After numerous launch and recovery delays, SpaceX was finally able to launch and recover Axiom-1 on April 8th and April 25th, completing the first all-private astronaut mission to the space station in its two-decade history. Delays aside, Axiom-1 was a successful mission and a very clean post-flight review and spacecraft inspection following its completion enabled NASA and SpaceX to quickly refocus on preparations for an entirely different astronaut launch.
Half a day after Axiom-1’s safe splashdown, NASA, SpaceX, and other involved parties completed the final launch readiness review (LRR) for the agency’s fourth operational Crew Dragon astronaut transport mission. Emphasizing just how well-oiled that ‘machine’ has become after less than two years of crewed launch operations, Crew-4 is scheduled to launch no earlier than NET 3:52 am EDT (07:52 UTC) on Wednesday, April 27th, less than 40 hours after Axiom-1’s return to Earth.
With so little time between the recovery and launch of two separate Crew Dragon missions, even a relatively tiny issue with SpaceX’s hardware or general performance could have further delayed Crew-4. Instead, both Axiom-1 and the disposition of Crew-4’s rocket, spacecraft, astronauts, and launch facilities were apparently close to flawless.
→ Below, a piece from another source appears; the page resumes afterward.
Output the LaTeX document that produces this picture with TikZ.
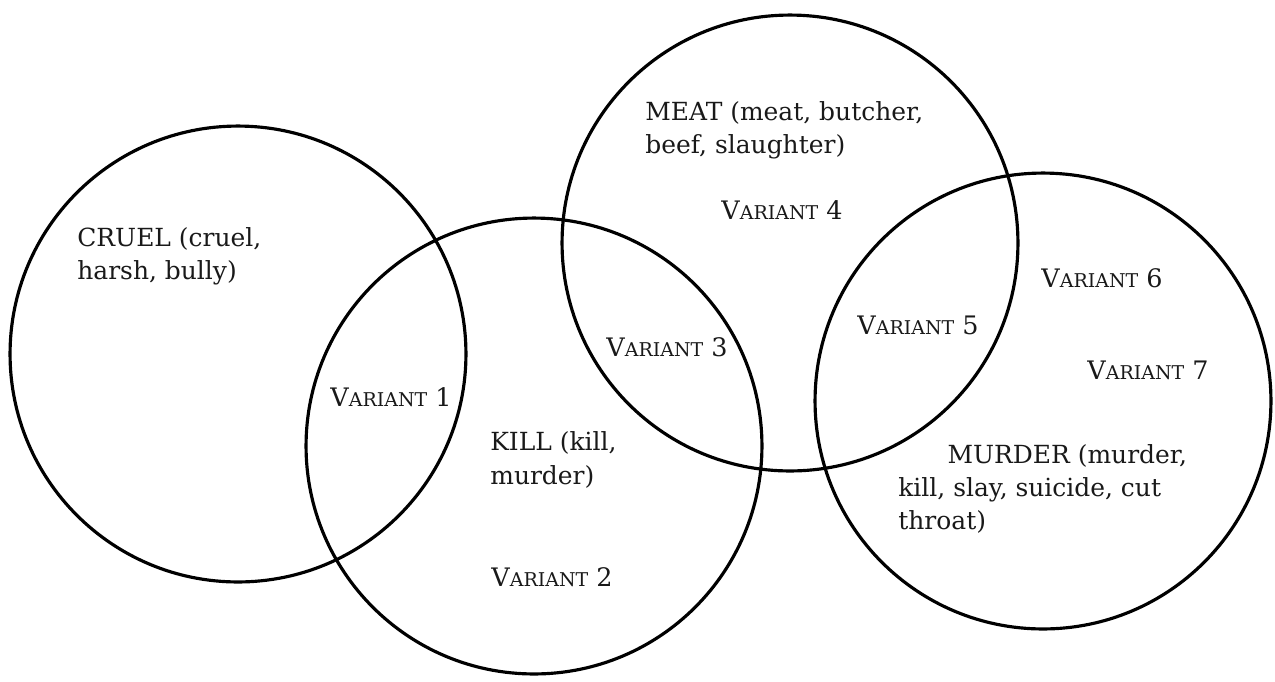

Crew-4 is set to carry three NASA astronauts and one ESA astronaut to the ISS, where the new crew will take over from Crew-3 after five and a half months aboard the orbital outpost. Crew-3 is scheduled to return to Earth as few as three days after Crew-4’s arrival and will splash down around May 1st if schedules hold.
Crew-4 will be SpaceX’s seventh astronaut launch since May 30th, 2020, when Falcon 9 launched humans into orbit – and to the ISS – for the first time ever as part of the company’s second demonstration mission for NASA. The mission will raise the total number of astronauts SpaceX has launched into orbit from 22 to 26 and continue the company’s high-pressure role as the only US launch provider currently capable of transporting NASA’s astronauts to and from the ISS.
SpaceX and NASA’s official Crew-4 launch webcast will begin around 12-1 am EDT (04:00-05:00 UTC) on April 27th.